Des croisiéristes français que l’on refuse de débarquer à Marseille : elle est pas belle, la vie de la technocratie !
Radassé dans son fauteuil, le bonhomme tétait sa bouffarde en lisant le journal lorsqu’on toque au carreau de sa porte. Il se lève, écarte de la main le rideau et jette un coup d’œil. Un quémandeur. Un de plus ! Il entrouvre et, avant même que le gars ait pu en placer une, lâche en grinçant : « Non ! Non ! Non ! On a déjà donné » et referme sa porte.
Le bonhomme s’appelle Pierre Dartout. Il ne fume pas la pipe, mais il est préfet des Bouches-du-Rhône. Le quémandeur – un raseur ! – répond au nom fleuri de Costa Deliziosa, un géant des mers de 300 mètres de long. À bord, 2.000 personnes, équipage inclus, sur le point de terminer un tour du monde de rêve de quatre mois. La pandémie a surpris tout ce petit monde en pleine mer, c’est dire si le confinement a été, sans le vouloir, parfaitement respecté. De fait, il n’y a aucun malade à bord. La croisière doit se terminer le 26 avril, à Venise.
Devant le risque d’un débarquement en Italie, les 400 Français à bord ont demandé au croisiériste de les débarquer à Marseille. La requête est transmise au préfet des Bouches-du-Rhône. Réponse : « Non ! Non ! Non ! On a déjà donné » ! et il ferme son port.
Abrité derrière le décret de fermeture des frontières, le préfet argue qu’il y a déjà dérogé pour faire accoster six navires de croisière depuis le 15 mars, alors ça va bien comme cela ! Ça, c’est le côté « On a déjà donné ».
Et puis, ajoute-t-il, cette compagnie n’a pas à se plaindre : on a déjà accueilli deux de ses bateaux. Ça, c’est le côté « Il en faut pour tout le monde ».

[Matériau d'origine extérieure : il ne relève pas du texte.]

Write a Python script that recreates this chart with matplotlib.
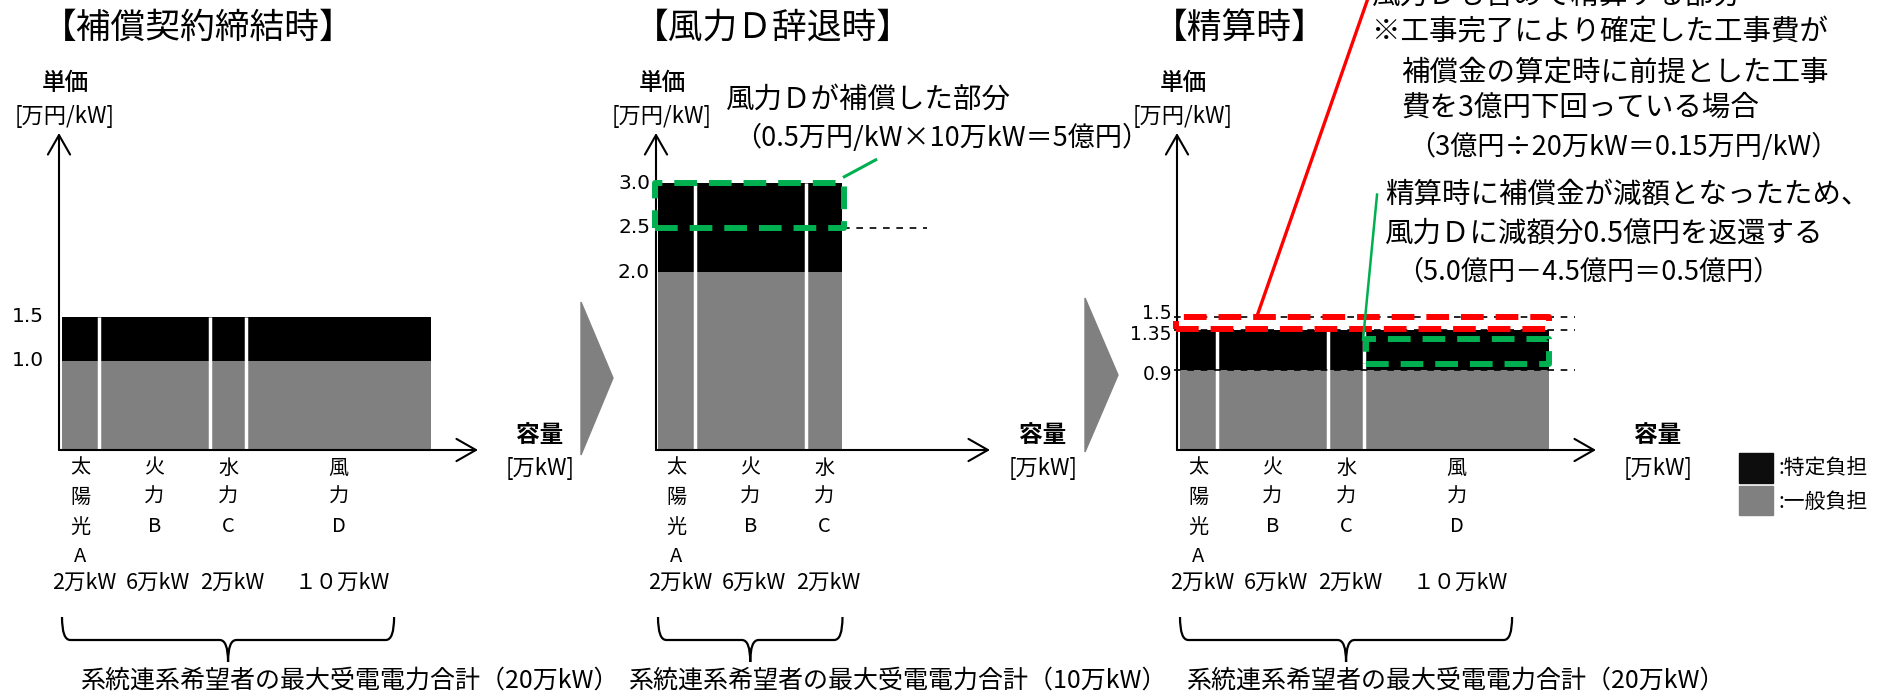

Il poursuit en annonçant que trois navires de croisière arrivés avant le 15 mars sont toujours à quai et prennent la place. Ça, c’est le côté « J’ai pas l’intention de me bouger ! »
Enfin, il nous sert l’habituel brouet : « Ces opérations mobilisent déjà très fortement les forces de sécurité et les autorités sanitaires. Le centre de crise du ministère de l’Europe et des Affaires étrangères est pleinement mobilisé pour trouver une solution de débarquement rapide des passagers français dans les conditions de sécurité sanitaire qu’impose le contexte de la pandémie de Covid-19. » Ça, enfin, c’est le côté bras d’honneur ! Vous autres, là-haut, débrouillez-vous avec la patate chaude !
Quand on voit l’activisme forcené 24/24 des personnels soignants, partout, dans tous les hôpitaux, cliniques, dispensaires, laboratoires, les trésors d’imagination pour faire face, les logistiques improvisées en une nuit et mises en œuvre au petit matin, le dévouement de tous ces gens, et pas seulement médicaux, qui n’ont pas eu un jour de repos depuis deux mois, cette mobilisation totale des esprits et des muscles, quand on voit tout cela et que l’on regarde le bonhomme derrière son rideau, on est pris comme d’une sorte de rage, vous voyez...
Aux dernières nouvelles, le navire a accosté à Barcelone. Les Français seront rapatriés par mer jusqu’à Sète, puis transportés par la route à Montpellier. Cette ville, approchée par le préfet de l’Hérault, s’est mise en mesure de les accueillir.